Records with drawing code
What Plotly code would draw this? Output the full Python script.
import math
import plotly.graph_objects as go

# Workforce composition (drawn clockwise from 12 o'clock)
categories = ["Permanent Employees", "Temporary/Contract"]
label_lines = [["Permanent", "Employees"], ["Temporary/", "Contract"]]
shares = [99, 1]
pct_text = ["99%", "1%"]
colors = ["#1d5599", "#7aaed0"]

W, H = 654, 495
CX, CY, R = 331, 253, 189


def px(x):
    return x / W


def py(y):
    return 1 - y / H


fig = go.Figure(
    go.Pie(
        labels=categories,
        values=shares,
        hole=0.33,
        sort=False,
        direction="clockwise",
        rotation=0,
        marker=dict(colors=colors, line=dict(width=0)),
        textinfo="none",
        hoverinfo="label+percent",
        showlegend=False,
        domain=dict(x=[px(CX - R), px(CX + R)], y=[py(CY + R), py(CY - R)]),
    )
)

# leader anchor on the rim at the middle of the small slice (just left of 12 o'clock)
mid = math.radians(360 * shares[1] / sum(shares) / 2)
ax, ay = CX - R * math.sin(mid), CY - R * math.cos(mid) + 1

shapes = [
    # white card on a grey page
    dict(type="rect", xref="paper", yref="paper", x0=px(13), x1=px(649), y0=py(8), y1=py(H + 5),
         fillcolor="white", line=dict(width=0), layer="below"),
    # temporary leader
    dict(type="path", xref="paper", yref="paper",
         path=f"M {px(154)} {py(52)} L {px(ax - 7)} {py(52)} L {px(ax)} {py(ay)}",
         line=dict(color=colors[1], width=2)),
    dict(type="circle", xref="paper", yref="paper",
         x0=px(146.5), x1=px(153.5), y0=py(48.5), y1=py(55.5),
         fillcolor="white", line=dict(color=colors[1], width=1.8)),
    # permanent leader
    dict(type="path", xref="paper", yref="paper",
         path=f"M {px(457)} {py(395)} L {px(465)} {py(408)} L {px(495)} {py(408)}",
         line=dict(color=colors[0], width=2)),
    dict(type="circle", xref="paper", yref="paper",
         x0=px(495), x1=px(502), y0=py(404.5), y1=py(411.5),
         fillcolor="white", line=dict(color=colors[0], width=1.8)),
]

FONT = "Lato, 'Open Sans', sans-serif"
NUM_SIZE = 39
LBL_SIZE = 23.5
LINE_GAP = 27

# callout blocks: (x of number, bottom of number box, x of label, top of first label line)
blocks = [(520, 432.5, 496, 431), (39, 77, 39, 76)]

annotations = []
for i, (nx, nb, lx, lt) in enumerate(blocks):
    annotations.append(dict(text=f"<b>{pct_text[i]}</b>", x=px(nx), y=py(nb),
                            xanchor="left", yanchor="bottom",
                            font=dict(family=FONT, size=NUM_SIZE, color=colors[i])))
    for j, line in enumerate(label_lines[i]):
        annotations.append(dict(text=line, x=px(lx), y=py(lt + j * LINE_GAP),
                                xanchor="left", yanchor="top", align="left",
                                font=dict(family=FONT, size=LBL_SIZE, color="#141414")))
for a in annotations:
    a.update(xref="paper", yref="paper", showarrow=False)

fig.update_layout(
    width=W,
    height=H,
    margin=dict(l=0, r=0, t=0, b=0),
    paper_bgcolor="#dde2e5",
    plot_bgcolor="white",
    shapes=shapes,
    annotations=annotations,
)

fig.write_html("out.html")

* * *

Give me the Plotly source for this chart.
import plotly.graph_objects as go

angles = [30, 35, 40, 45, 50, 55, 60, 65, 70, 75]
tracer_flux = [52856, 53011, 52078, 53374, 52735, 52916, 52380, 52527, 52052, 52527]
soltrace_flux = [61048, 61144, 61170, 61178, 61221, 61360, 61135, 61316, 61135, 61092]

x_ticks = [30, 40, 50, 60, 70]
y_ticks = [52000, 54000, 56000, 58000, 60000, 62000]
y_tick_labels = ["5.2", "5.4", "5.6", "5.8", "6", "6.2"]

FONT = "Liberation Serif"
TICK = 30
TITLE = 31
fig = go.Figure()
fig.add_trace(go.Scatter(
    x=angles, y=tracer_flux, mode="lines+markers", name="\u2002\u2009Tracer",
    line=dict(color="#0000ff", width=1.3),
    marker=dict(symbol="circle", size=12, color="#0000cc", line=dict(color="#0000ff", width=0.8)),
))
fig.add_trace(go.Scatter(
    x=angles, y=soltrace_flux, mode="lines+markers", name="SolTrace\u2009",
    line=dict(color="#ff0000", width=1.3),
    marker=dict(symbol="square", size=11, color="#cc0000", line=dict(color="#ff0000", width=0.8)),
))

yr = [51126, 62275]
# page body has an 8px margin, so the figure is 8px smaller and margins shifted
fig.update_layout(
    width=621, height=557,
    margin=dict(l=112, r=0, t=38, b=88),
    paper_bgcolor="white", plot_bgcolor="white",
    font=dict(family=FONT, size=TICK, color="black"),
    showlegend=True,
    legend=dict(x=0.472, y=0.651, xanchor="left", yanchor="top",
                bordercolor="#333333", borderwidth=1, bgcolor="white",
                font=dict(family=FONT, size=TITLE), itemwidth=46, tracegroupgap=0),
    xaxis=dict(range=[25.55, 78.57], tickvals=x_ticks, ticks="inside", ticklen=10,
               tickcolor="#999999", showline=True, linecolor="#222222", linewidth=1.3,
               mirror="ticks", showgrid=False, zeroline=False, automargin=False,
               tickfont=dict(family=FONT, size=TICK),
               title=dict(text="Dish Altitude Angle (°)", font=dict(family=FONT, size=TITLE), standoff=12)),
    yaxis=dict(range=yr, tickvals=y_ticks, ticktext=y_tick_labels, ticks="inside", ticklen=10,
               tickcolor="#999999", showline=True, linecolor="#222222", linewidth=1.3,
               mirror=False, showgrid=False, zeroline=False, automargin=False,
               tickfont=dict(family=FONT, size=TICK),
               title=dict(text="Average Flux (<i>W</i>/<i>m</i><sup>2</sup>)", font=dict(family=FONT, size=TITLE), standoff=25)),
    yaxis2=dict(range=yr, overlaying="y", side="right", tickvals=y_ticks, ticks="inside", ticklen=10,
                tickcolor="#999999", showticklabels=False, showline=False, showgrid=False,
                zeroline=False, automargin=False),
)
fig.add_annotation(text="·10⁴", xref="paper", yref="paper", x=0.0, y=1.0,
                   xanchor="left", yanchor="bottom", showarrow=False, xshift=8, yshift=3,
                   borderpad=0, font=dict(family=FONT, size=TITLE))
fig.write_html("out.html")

The request:
Which lines above run from the one containing "What Plotly code" down to the one containing "ax, ay = CX"? Repeat exactly those, both ends included, and nothing else.

Task output:
What Plotly code would draw this? Output the full Python script.
import math
import plotly.graph_objects as go

# Workforce composition (drawn clockwise from 12 o'clock)
categories = ["Permanent Employees", "Temporary/Contract"]
label_lines = [["Permanent", "Employees"], ["Temporary/", "Contract"]]
shares = [99, 1]
pct_text = ["99%", "1%"]
colors = ["#1d5599", "#7aaed0"]

W, H = 654, 495
CX, CY, R = 331, 253, 189


def px(x):
    return x / W


def py(y):
    return 1 - y / H


fig = go.Figure(
    go.Pie(
        labels=categories,
        values=shares,
        hole=0.33,
        sort=False,
        direction="clockwise",
        rotation=0,
        marker=dict(colors=colors, line=dict(width=0)),
        textinfo="none",
        hoverinfo="label+percent",
        showlegend=False,
        domain=dict(x=[px(CX - R), px(CX + R)], y=[py(CY + R), py(CY - R)]),
    )
)

# leader anchor on the rim at the middle of the small slice (just left of 12 o'clock)
mid = math.radians(360 * shares[1] / sum(shares) / 2)
ax, ay = CX - R * math.sin(mid), CY - R * math.cos(mid) + 1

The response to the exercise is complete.